>>>

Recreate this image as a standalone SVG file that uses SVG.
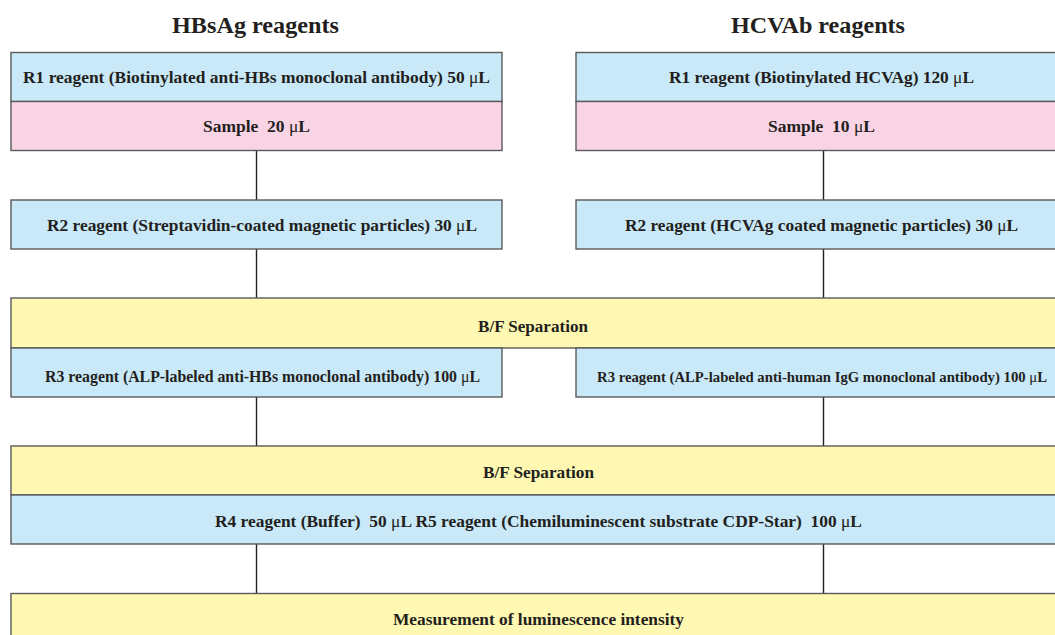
<svg xmlns="http://www.w3.org/2000/svg" width="1055" height="635" viewBox="0 0 1055 635">
<style>
.box{stroke:#5a5a5a;stroke-width:1.4}
.blue{fill:#c9e9f8}
.pink{fill:#f9d4e5}
.yellow{fill:#fff8b2}
text{font-family:"Liberation Serif","Times New Roman",serif;font-weight:bold;fill:#231f20;text-anchor:middle;white-space:pre}
.t{font-size:17px}
.s{font-size:15.5px}
.h{font-size:23px}
.mu{font-weight:normal}
.conn{stroke:#231f20;stroke-width:1.4;fill:none}
</style>
<rect width="1055" height="635" fill="#ffffff"/>
<g id="titles">
<text class="h" x="255.5" y="33" textLength="167" lengthAdjust="spacingAndGlyphs">HBsAg reagents</text>
<text class="h" x="818" y="33" textLength="174" lengthAdjust="spacingAndGlyphs">HCVAb reagents</text>
</g>
<g id="connectors">
<line class="conn" x1="256.5" y1="151" x2="256.5" y2="200"/>
<line class="conn" x1="256.5" y1="249" x2="256.5" y2="298"/>
<line class="conn" x1="256.5" y1="397" x2="256.5" y2="446"/>
<line class="conn" x1="256.5" y1="544" x2="256.5" y2="593"/>
<line class="conn" x1="823.5" y1="151" x2="823.5" y2="200"/>
<line class="conn" x1="823.5" y1="249" x2="823.5" y2="298"/>
<line class="conn" x1="823.5" y1="397" x2="823.5" y2="446"/>
<line class="conn" x1="823.5" y1="544" x2="823.5" y2="593"/>
</g>
<g id="hbs-r1"><rect class="box blue" x="11" y="52.5" width="491" height="49"/><text class="t" x="256.5" y="83" textLength="467" lengthAdjust="spacingAndGlyphs">R1 reagent (Biotinylated anti-HBs monoclonal antibody) 50 <tspan class="mu">μ</tspan>L</text></g>
<g id="hbs-sample"><rect class="box pink" x="11" y="101.5" width="491" height="49"/><text class="t" x="256.5" y="132" textLength="107" lengthAdjust="spacingAndGlyphs">Sample  20 <tspan class="mu">μ</tspan>L</text></g>
<g id="hbs-r2"><rect class="box blue" x="11" y="200" width="491" height="49"/><text class="t" x="262" y="231" textLength="430" lengthAdjust="spacingAndGlyphs">R2 reagent (Streptavidin-coated magnetic particles) 30 <tspan class="mu">μ</tspan>L</text></g>
<g id="hcv-r1"><rect class="box blue" x="576" y="52.5" width="494" height="49"/><text class="t" x="821.5" y="83" textLength="305" lengthAdjust="spacingAndGlyphs">R1 reagent (Biotinylated HCVAg) 120 <tspan class="mu">μ</tspan>L</text></g>
<g id="hcv-sample"><rect class="box pink" x="576" y="101.5" width="494" height="49"/><text class="t" x="821.5" y="132" textLength="107" lengthAdjust="spacingAndGlyphs">Sample  10 <tspan class="mu">μ</tspan>L</text></g>
<g id="hcv-r2"><rect class="box blue" x="576" y="200" width="494" height="49"/><text class="t" x="821.5" y="231" textLength="393" lengthAdjust="spacingAndGlyphs">R2 reagent (HCVAg coated magnetic particles) 30 <tspan class="mu">μ</tspan>L</text></g>
<g id="bf1"><rect class="box yellow" x="11" y="298" width="1060" height="50"/><text class="t" x="533" y="332" textLength="110" lengthAdjust="spacingAndGlyphs">B/F Separation</text></g>
<g id="hbs-r3"><rect class="box blue" x="11" y="348" width="491" height="49"/><text class="t" x="262.5" y="382" textLength="435" lengthAdjust="spacingAndGlyphs">R3 reagent (ALP-labeled anti-HBs monoclonal antibody) 100 <tspan class="mu">μ</tspan>L</text></g>
<g id="hcv-r3"><rect class="box blue" x="576" y="348" width="494" height="49"/><text class="s" x="822" y="381.5" textLength="450" lengthAdjust="spacingAndGlyphs">R3 reagent (ALP-labeled anti-human IgG monoclonal antibody) 100 <tspan class="mu">μ</tspan>L</text></g>
<g id="bf2"><rect class="box yellow" x="11" y="446" width="1060" height="49"/><text class="t" x="538.5" y="478" textLength="111" lengthAdjust="spacingAndGlyphs">B/F Separation</text></g>
<g id="r4r5"><rect class="box blue" x="11" y="495" width="1060" height="49"/><text class="t" x="538.5" y="527" textLength="647" lengthAdjust="spacingAndGlyphs">R4 reagent (Buffer)  50 <tspan class="mu">μ</tspan>L R5 reagent (Chemiluminescent substrate CDP-Star)  100 <tspan class="mu">μ</tspan>L</text></g>
<g id="measure"><rect class="box yellow" x="11" y="593.5" width="1060" height="60"/><text class="t" x="538.5" y="625" textLength="291" lengthAdjust="spacingAndGlyphs">Measurement of luminescence intensity</text></g>
</svg>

<<<

Exercise brief — Reproduce all of the data exactly, omitting each picture it holds.

Answer to this exercise —
Recreate this image as a standalone SVG file that uses SVG.
<svg xmlns="http://www.w3.org/2000/svg" width="1055" height="635" viewBox="0 0 1055 635">
<style>
.box{stroke:#5a5a5a;stroke-width:1.4}
.blue{fill:#c9e9f8}
.pink{fill:#f9d4e5}
.yellow{fill:#fff8b2}
text{font-family:"Liberation Serif","Times New Roman",serif;font-weight:bold;fill:#231f20;text-anchor:middle;white-space:pre}
.t{font-size:17px}
.s{font-size:15.5px}
.h{font-size:23px}
.mu{font-weight:normal}
.conn{stroke:#231f20;stroke-width:1.4;fill:none}
</style>
<rect width="1055" height="635" fill="#ffffff"/>
<g id="titles">
<text class="h" x="255.5" y="33" textLength="167" lengthAdjust="spacingAndGlyphs">HBsAg reagents</text>
<text class="h" x="818" y="33" textLength="174" lengthAdjust="spacingAndGlyphs">HCVAb reagents</text>
</g>
<g id="connectors">
<line class="conn" x1="256.5" y1="151" x2="256.5" y2="200"/>
<line class="conn" x1="256.5" y1="249" x2="256.5" y2="298"/>
<line class="conn" x1="256.5" y1="397" x2="256.5" y2="446"/>
<line class="conn" x1="256.5" y1="544" x2="256.5" y2="593"/>
<line class="conn" x1="823.5" y1="151" x2="823.5" y2="200"/>
<line class="conn" x1="823.5" y1="249" x2="823.5" y2="298"/>
<line class="conn" x1="823.5" y1="397" x2="823.5" y2="446"/>
<line class="conn" x1="823.5" y1="544" x2="823.5" y2="593"/>
</g>
<g id="hbs-r1"><rect class="box blue" x="11" y="52.5" width="491" height="49"/><text class="t" x="256.5" y="83" textLength="467" lengthAdjust="spacingAndGlyphs">R1 reagent (Biotinylated anti-HBs monoclonal antibody) 50 <tspan class="mu">μ</tspan>L</text></g>
<g id="hbs-sample"><rect class="box pink" x="11" y="101.5" width="491" height="49"/><text class="t" x="256.5" y="132" textLength="107" lengthAdjust="spacingAndGlyphs">Sample  20 <tspan class="mu">μ</tspan>L</text></g>
<g id="hbs-r2"><rect class="box blue" x="11" y="200" width="491" height="49"/><text class="t" x="262" y="231" textLength="430" lengthAdjust="spacingAndGlyphs">R2 reagent (Streptavidin-coated magnetic particles) 30 <tspan class="mu">μ</tspan>L</text></g>
<g id="hcv-r1"><rect class="box blue" x="576" y="52.5" width="494" height="49"/><text class="t" x="821.5" y="83" textLength="305" lengthAdjust="spacingAndGlyphs">R1 reagent (Biotinylated HCVAg) 120 <tspan class="mu">μ</tspan>L</text></g>
<g id="hcv-sample"><rect class="box pink" x="576" y="101.5" width="494" height="49"/><text class="t" x="821.5" y="132" textLength="107" lengthAdjust="spacingAndGlyphs">Sample  10 <tspan class="mu">μ</tspan>L</text></g>
<g id="hcv-r2"><rect class="box blue" x="576" y="200" width="494" height="49"/><text class="t" x="821.5" y="231" textLength="393" lengthAdjust="spacingAndGlyphs">R2 reagent (HCVAg coated magnetic particles) 30 <tspan class="mu">μ</tspan>L</text></g>
<g id="bf1"><rect class="box yellow" x="11" y="298" width="1060" height="50"/><text class="t" x="533" y="332" textLength="110" lengthAdjust="spacingAndGlyphs">B/F Separation</text></g>
<g id="hbs-r3"><rect class="box blue" x="11" y="348" width="491" height="49"/><text class="t" x="262.5" y="382" textLength="435" lengthAdjust="spacingAndGlyphs">R3 reagent (ALP-labeled anti-HBs monoclonal antibody) 100 <tspan class="mu">μ</tspan>L</text></g>
<g id="hcv-r3"><rect class="box blue" x="576" y="348" width="494" height="49"/><text class="s" x="822" y="381.5" textLength="450" lengthAdjust="spacingAndGlyphs">R3 reagent (ALP-labeled anti-human IgG monoclonal antibody) 100 <tspan class="mu">μ</tspan>L</text></g>
<g id="bf2"><rect class="box yellow" x="11" y="446" width="1060" height="49"/><text class="t" x="538.5" y="478" textLength="111" lengthAdjust="spacingAndGlyphs">B/F Separation</text></g>
<g id="r4r5"><rect class="box blue" x="11" y="495" width="1060" height="49"/><text class="t" x="538.5" y="527" textLength="647" lengthAdjust="spacingAndGlyphs">R4 reagent (Buffer)  50 <tspan class="mu">μ</tspan>L R5 reagent (Chemiluminescent substrate CDP-Star)  100 <tspan class="mu">μ</tspan>L</text></g>
<g id="measure"><rect class="box yellow" x="11" y="593.5" width="1060" height="60"/><text class="t" x="538.5" y="625" textLength="291" lengthAdjust="spacingAndGlyphs">Measurement of luminescence intensity</text></g>
</svg>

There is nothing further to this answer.